Defamation is when a false statement is published which tends to lower a person’s standing in society, or cause society to shun or avoid them. A defamatory statement on a website, or in a chat room, blog or email gives rise to specific issues regarding the nature of the internet. Being a global medium questions arise, for example, as to which court or courts have jurisdiction to hear a defamation claim. Indeed, it is possible that several claims could arise in several jurisdictions. Council Regulation (EC) No 44/2001, the ‘Brussels’ regulation on jurisdiction, contains rules to determine which courts in EU Member States have jurisdiction to hear civil matters. Generally, an action should be brought in the state where the defendant is domiciled, regardless of their nationality (see Article 2).

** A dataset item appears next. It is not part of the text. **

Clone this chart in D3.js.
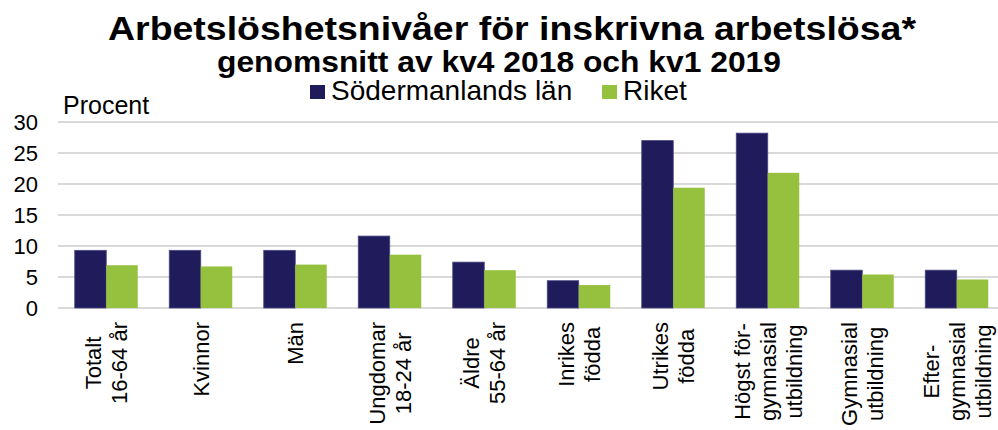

Issues affecting internet service providers
DSL service providers that offer internet access and web hosting, or give users other ways of publishing material online, are potentially liable for the content of the material published. The information could be defamatory, negligent, pornographic or otherwise illegal. Although the terms of service for using, say, a blog provider, will include an indemnification clause, it may often be difficult to identify the actual author of any material which could be considered defamatory. Liability for defamation arises following the publication of a defamatory statement. Both the author and the publisher are considered to have published a statement. Having said that, publishers do have a defence under s1 of the Defamation Act 1996, which can exclude or limit their liability. Express provision is made regarding CD-ROMs and internet service providers.
Under s1 of the Defamation Act 1996, a person has a defence to defamation if they can show that:
they were not the author, editor or publisher of the statement complained of
they took reasonable care in relation to its publication, and
they did not know and had no reason to believe that what they did caused or contributed to the publication of a defamatory statement.
Under s1(3) of the Defamation Act 1996, persons are not considered, among other things, publishers, if they are only involved “in processing, making copies of, distributing or selling any electronic medium in or on which the statement is recorded, or in operating or providing any equipment, system or service by means of which the statement is retrieved, copied, distributed or made available in electronic form (see s1(3)(c)), or if they are “the operator of or provider of access to a communications system by means of which the statement is transmitted, or made available, by a person over whom he has no effective control” (see s1(3)(e)). Consequently, publishers of computer software on disk are covered by s1(3)(c), and internet service providers are covered by s1(3)(e). This defence, however, is not a particularly strong one. In Godfrey v Demon Internet Ltd  the defendant, an internet service provider, made material available through its service which the claimant alleged was defamatory. Although the claimant informed the defendant of this, the defendant did not immediately remove the material. Consequently, the court held that the s1 defence did not apply. At common law, as soon as the defendant was made aware of the defamatory statements it could not satisfy the reasonable care requirement of s1, nor the requirement that they did not know they had caused or contributed to the publication of a defamatory statement. To rely on the s1 defence all three requirements must be satisfied.
If made aware of a defamatory statement on its servers, then, an internet service provider ought to immediately remove the statement, as it seems unlikely that it could rely on the s1 defence otherwise. The defence probably only applies up until the moment when the internet service provider is made aware of the defamatory statement being hosted on its server. The difficulty is in balancing this with the freedom of speech and preventing people from being able to have information removed simply because they don’t like it.
The courts have shown some signs of developing the law in this area. In Bunt v Tilley  it was held that an internet service provider could not, at common law, be regarded as a publisher, nor were they unable to rely on the s1(1) defence. Further, they could not be expected to monitor their servers for defamatory material. It remains to be seen how far the defence will develop inside practical and clear-cut boundaries.
Identifying the wrongdoer
Data protection law restricts the disclosure of personal data. This applies equally to internet service providers, who must protect the personal data of their subscribers. Data can be disclosed, among other things, to prevent and detect crime. In Totalise plc v Motley Fool Ltd  the defendants had a contract with the subscribers which included a clause that their identity would not be disclosed. A contributor to discussion boards operated by the defendants made defamatory statements about the claimant company. The first instance judge considered the statements to clearly be defamatory. The claimants sought an order requiring the disclosure of the anonymous contributor’s identity, which the defendants refused to do citing the Data Protection Act 1988. The order was granted following Norwich Pharmacal Co v Customs and Excise Commissioners  which allows the courts to require disclosure of a wrongdoer’s identity.
Law Commission report
The Law Commission report, Defamation and the Internet: A Preliminary Investigation, Scoping Study No. 2, December 2002, dealt with concerns raised by internet service providers and online publishers in the light of cases such as Godfrey v Demon Internet Ltd. Clarification and recommendations were sought regarding, among other things, the full scope of the s1 defence, and liability for defamation contained in archive material made available online. The report found that much of current UK law is unsatisfactory, but possibilities were available, such as exempting internet service providers from liability, as in the United States. Clearly, changes are necessary, but what changes and when they will be made is still far from being resolved.